Bilinen tek bir nedeni ya da tedavisi olmayan yıkıcı bir hastalık olan Alzheimer hastalığı dört milyon Amerikalıya ıstırap vermektedir ve 2025 yılında dünya çapında 22 milyon insanı etkileyebilecektir. Ancak, bazı tahminler bu hastaların %40’ı kadarına yanlış tanı konulduğu ve aslında yaşlılık bunamasının diğer formlarına sahip olduklarını belirtmektedir. Birçok alternatif hekim, bu durumun altında yatan nedenleri ele alarak, Alzheimer’a benzeyen bunamanın tedavisindeki başarıyı rapor etmektedir.
Alzheimer hastalığı; beyne saldıran ve bunun sonucunda da hafızayı bozan, zihinsel ve duygusal fonksiyonları azaltan ve sonuçta bir fiziksel çöküş yaratan, progresif ve dejeneratif bir hastalıktır. 65 yaş üstü insanların yaklaşık %10’u ve 85 yaş üstü insanların neredeyse %50’sine sıkıntı veren, yaşlılık bunamasının en yaygın görülen halidiri Belirtileri; depresyon, yorgunluk ve ara sıra görülen unutkanlıktan çevreyi tanımama ve agresif ya da paranoyak davranışa kadar değişkenlik göstermektedir. Tipik olarak, Alzheimer hastalığı aşağıdaki belirtilerle karakterize edilmektedir:
- Progresif hafıza kaybı (kısa ve uzun dönem bozuklukları).

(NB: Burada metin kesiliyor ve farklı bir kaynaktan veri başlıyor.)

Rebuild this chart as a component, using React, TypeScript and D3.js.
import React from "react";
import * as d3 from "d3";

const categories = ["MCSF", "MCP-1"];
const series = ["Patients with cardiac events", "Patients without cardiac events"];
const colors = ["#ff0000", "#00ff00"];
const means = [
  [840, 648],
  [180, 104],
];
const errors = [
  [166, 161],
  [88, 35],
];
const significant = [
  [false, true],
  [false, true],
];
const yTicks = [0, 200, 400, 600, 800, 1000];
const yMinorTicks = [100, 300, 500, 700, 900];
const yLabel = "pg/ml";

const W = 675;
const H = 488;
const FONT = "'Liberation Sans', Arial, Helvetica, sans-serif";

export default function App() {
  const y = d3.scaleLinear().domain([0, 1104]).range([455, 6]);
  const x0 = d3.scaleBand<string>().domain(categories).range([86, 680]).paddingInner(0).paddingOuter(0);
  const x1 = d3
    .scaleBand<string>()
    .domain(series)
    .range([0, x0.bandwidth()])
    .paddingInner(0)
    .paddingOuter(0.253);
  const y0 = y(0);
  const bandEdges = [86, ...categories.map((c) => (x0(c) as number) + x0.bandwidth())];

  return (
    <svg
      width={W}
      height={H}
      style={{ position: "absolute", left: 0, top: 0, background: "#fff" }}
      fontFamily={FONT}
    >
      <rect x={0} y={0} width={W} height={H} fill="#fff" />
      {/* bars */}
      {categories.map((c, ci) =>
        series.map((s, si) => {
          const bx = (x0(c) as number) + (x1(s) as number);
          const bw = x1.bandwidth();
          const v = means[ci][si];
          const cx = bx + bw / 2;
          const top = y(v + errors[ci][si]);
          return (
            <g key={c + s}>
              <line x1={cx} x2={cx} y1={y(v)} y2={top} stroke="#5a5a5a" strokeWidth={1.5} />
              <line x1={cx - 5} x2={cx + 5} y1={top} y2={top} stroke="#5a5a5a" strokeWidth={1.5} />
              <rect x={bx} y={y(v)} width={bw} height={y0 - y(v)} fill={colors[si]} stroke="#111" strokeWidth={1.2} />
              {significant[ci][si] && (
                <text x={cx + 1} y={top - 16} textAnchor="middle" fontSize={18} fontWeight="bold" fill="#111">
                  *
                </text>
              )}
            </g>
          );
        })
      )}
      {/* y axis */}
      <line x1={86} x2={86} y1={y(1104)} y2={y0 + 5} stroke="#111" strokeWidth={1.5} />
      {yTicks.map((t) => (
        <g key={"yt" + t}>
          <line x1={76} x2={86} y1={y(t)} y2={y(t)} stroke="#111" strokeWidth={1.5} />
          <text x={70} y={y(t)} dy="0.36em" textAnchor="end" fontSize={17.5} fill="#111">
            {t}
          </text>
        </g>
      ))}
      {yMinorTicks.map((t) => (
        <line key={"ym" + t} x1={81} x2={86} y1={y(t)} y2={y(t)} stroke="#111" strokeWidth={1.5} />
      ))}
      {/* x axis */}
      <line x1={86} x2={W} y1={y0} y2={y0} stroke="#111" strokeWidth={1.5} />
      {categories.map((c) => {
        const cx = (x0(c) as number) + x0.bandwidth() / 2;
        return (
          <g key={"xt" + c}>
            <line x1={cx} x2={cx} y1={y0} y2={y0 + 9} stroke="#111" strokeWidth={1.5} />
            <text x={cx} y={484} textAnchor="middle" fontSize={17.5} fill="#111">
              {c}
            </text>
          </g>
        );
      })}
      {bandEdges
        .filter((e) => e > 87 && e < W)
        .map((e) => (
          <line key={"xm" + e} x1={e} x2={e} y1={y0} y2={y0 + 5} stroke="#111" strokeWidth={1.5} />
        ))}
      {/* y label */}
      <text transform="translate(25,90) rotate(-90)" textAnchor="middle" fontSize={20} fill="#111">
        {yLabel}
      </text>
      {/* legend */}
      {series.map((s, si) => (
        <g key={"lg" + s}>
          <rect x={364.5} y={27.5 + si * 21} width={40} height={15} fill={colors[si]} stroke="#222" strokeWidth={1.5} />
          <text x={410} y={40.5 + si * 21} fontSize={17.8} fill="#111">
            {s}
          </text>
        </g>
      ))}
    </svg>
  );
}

- Kelime ve sözcüklerin anlaşılmasında azalma
- Aynı soruları tekrarlama
- Sayılarla ilgili zorluk çekme
- Mekan - zaman oryantasyonu ile ilgili sorunlar
- Basit kelimeleri ve benzer isimleri unutma
- Akıcı şekilde konuşmada şiddetli bozukluk
Bu bir dizi belirti kesin tanının yalnızca otopsi ile elde edilebileceği gerçeği ile birleştiğinde, bu durum sıklıkla yanlış tanı konulmasına neden olmaktadır. Ortomedikal ve Beslenme Tıbbı konusunda çığır açmış, Kanada, British Columbia’dan M.D. Abram Hoffer’e göre, "Yaşlılık bunamasının gerçekten bir dizi nedeni vardır. Alzheimer tanısı konmuş insanların en iyi tahminle %40’ı gerçekte Alzheimer’a sahip değildir”. "Bugün gelinen noktada hafif hafıza kaybı yaşayan 65 yaş üstündeki herhangi bir kişi Alzheimer yaftası alma tehlikesi altındadır”. Bu nedenle, bir tedavi yaklaşımı geliştirme hususunda bunun bizi caydırmasına izin vermemeliyiz.”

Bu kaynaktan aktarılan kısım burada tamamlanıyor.